As utilities back bigger fixed fees, consumer groups bite back RSS Feed

As utilities back bigger fixed fees, consumer groups bite back

As utilities lobby state regulators to include mandatory fixed fees on their customers’ monthly bills, consumer advocates and environmental groups are pushing back.

A mandatory fixed fee, which is also called a surcharge or a cost tracker, is an additional fee imposed on a customer’s utility bill above and beyond the base rate charge for utility service. It is like a “flat tax” collected by the utility from every customer. In the past, utility regulators rarely approved fixed fees unless they were necessary to protect a utility’s financial health from the impact of forces outside of the utility’s control. Think oil prices.

In recent years, electric utilities have proposed mandatory fixed fees to pay for everything from investments in new natural gas pipelines to environmental compliance costs.

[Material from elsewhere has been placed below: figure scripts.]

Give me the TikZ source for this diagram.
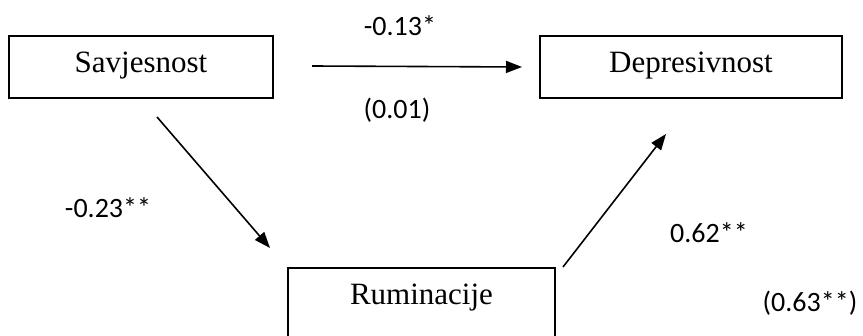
\documentclass[tikz,border=0pt]{standalone}
\usepackage{fontspec}
\setmainfont{Liberation Serif}
\newfontfamily\labelfont{Carlito}
\usetikzlibrary{arrows.meta}

\tikzset{
	var/.style={shape=rectangle,draw=black,line width=1pt,inner sep=0pt,
		text height=18.5pt,text depth=12.5pt,anchor=base,
		font=\fontsize{15.5}{18}\selectfont},
	coef/.style={font=\labelfont\fontsize{14}{16}\selectfont},
	path/.style={line width=0.8pt,-{Triangle[length=8pt,width=6pt]}}
}

\begin{document}
\begin{tikzpicture}[x=0.5pt,y=-0.5pt]
	
	\clip (0,0) rectangle (863,336);
	\fill[white] (0,0) rectangle (863,336);
	
	\node[var,minimum width=132pt] (sav) at (141,73)     {Savjesnost};
	\node[var,minimum width=151pt] (dep) at (691,73)     {Depresivnost};
	\node[var,minimum width=133.5pt,text depth=40pt] (rum) at (421.5,305) {Ruminacije};
	
	\coordinate (c1) at (312,66);
	\coordinate (c2) at (522,67);
	\coordinate (a1) at (157,117);
	\coordinate (a2) at (270,248);
	\coordinate (b1) at (563,267);
	\coordinate (b2) at (666,134);
	
	\draw[path] (c1) -- (c2);
	\draw[path] (a1) -- (a2);
	\draw[path] (b1) -- (b2);
	
	\node[coef] (ct) at (400,26)  {-0.13*};
	\node[coef] (cb) at (397,110) {(0.01)};
	\node[coef] (ca) at (108,208) {-0.23**};
	\node[coef] (cr) at (709,233) {0.62**};
	\node[coef] (cs) at (810,303) {(0.63**)};
	
\end{tikzpicture}
\end{document}
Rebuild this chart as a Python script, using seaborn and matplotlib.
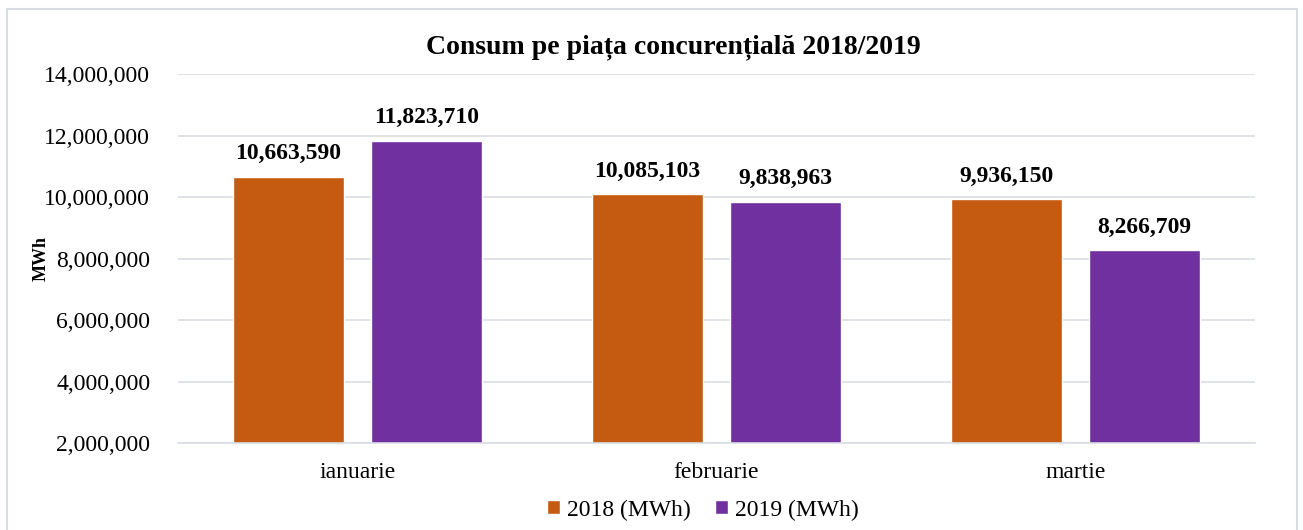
import pandas as pd
import numpy as np
import matplotlib
matplotlib.use("Agg")
import matplotlib.pyplot as plt
import seaborn as sns
from matplotlib.ticker import FuncFormatter
from matplotlib.patches import Rectangle

# ------------------------------
# Data
# ------------------------------
months = ["ianuarie", "februarie", "martie"]
values_2018 = [10663590, 10085103, 9936150]
values_2019 = [11823710, 9838963, 8266709]
series_names = ["2018 (MWh)", "2019 (MWh)"]
colors = ["#C55A11", "#7030A0"]

df = pd.DataFrame({
    "luna": months * 2,
    "serie": [series_names[0]] * 3 + [series_names[1]] * 3,
    "MWh": values_2018 + values_2019,
})

# ------------------------------
# Plot
# ------------------------------
sns.set_theme(style="white")
plt.rcParams["font.family"] = ["Liberation Serif", "DejaVu Serif"]
plt.rcParams["text.color"] = "black"

fig = plt.figure(figsize=(13.03, 5.30), dpi=100)
ax = fig.add_axes([178 / 1303, 1 - 443 / 530, (1255 - 178) / 1303, (443 - 74) / 530])

sns.barplot(data=df, x="luna", y="MWh", hue="serie", palette=colors,
            width=0.768, gap=0.19, ax=ax, legend=True, saturation=1)

ax.set_ylim(2000000, 14000000)
ax.set_yticks(np.arange(2000000, 14000001, 2000000))
ax.yaxis.set_major_formatter(FuncFormatter(lambda v, p: f"{int(v):,}"))
ax.grid(axis="y", color="#D9DDE3", linewidth=1.2)
ax.set_axisbelow(True)
for s in ["top", "right", "left"]:
    ax.spines[s].set_visible(False)
ax.spines["bottom"].set_color("#D9DDE3")
ax.spines["bottom"].set_linewidth(1.2)
ax.tick_params(axis="both", length=0, labelsize=17, colors="black")
ax.tick_params(axis="y", pad=20)
ax.tick_params(axis="x", pad=14)
ax.set_xlabel("")
ax.set_ylabel("MWh", fontsize=13, fontweight="bold", color="black")
ax.yaxis.set_label_coords(-0.119, 0.5)

for cont in ax.containers:
    ax.bar_label(cont, labels=[f"{int(v):,}" for v in cont.datavalues],
                 padding=9, fontsize=17, fontweight="bold", color="black")

fig.text(673 / 1303, 1 - 47 / 530, "Consum pe piața concurențială 2018/2019",
         fontsize=20, fontweight="bold", ha="center", va="center", color="black")

handles, labels = ax.get_legend_handles_labels()
ax.get_legend().remove()
fig.legend(handles, labels, loc="center", bbox_to_anchor=(703 / 1303, 1 - 510 / 530),
           ncol=2, frameon=False, fontsize=17, handlelength=0.55, handleheight=0.55,
           handletextpad=0.3, columnspacing=1.0)

# chart border
fig.patches.append(Rectangle((7 / 1303, -0.01), (1297 - 7) / 1303, 1 - 9 / 530 + 0.01,
                             transform=fig.transFigure, fill=False,
                             edgecolor="#D9DDE3", linewidth=1.5))

fig.savefig("out.png", dpi=100)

Indeed, the National Regulatory Research Institute has described the use of cost trackers and surcharge mechanisms as the “latest trend” in the utility industry.

Consumer groups like the AARP claim that increasing mandatory fixed fees imposes disproportionately higher costs on customers who use the least electricity. Environmental groups like the NRDC argue that fixed fees remove incentives to conserve energy.

These are among the arguments being made in Wisconsin, where two utilities are battling it out with consumer advocates and environmental groups over proposals that would raise mandatory fixed fees.

In Wisconsin, Xcel and Wisconsin Public Service Corporation (WPS) are asking state utility regulators to raise the monthly mandatory fees paid by customers. Xcel wants to raise the fee from $8 per month to $18 per month. WPS is trying to raise the fixed fees paid by its customers from $19 to $25 per month. Last year, utility regulators in Wisconsin PSC approved three requests made by utilities to increase existing mandatory fees.

Wisconsin’s utility regulators are actually bucking the national trend. In the majority of states, utility regulators have rejected or significantly reduced surcharge requests from utilities.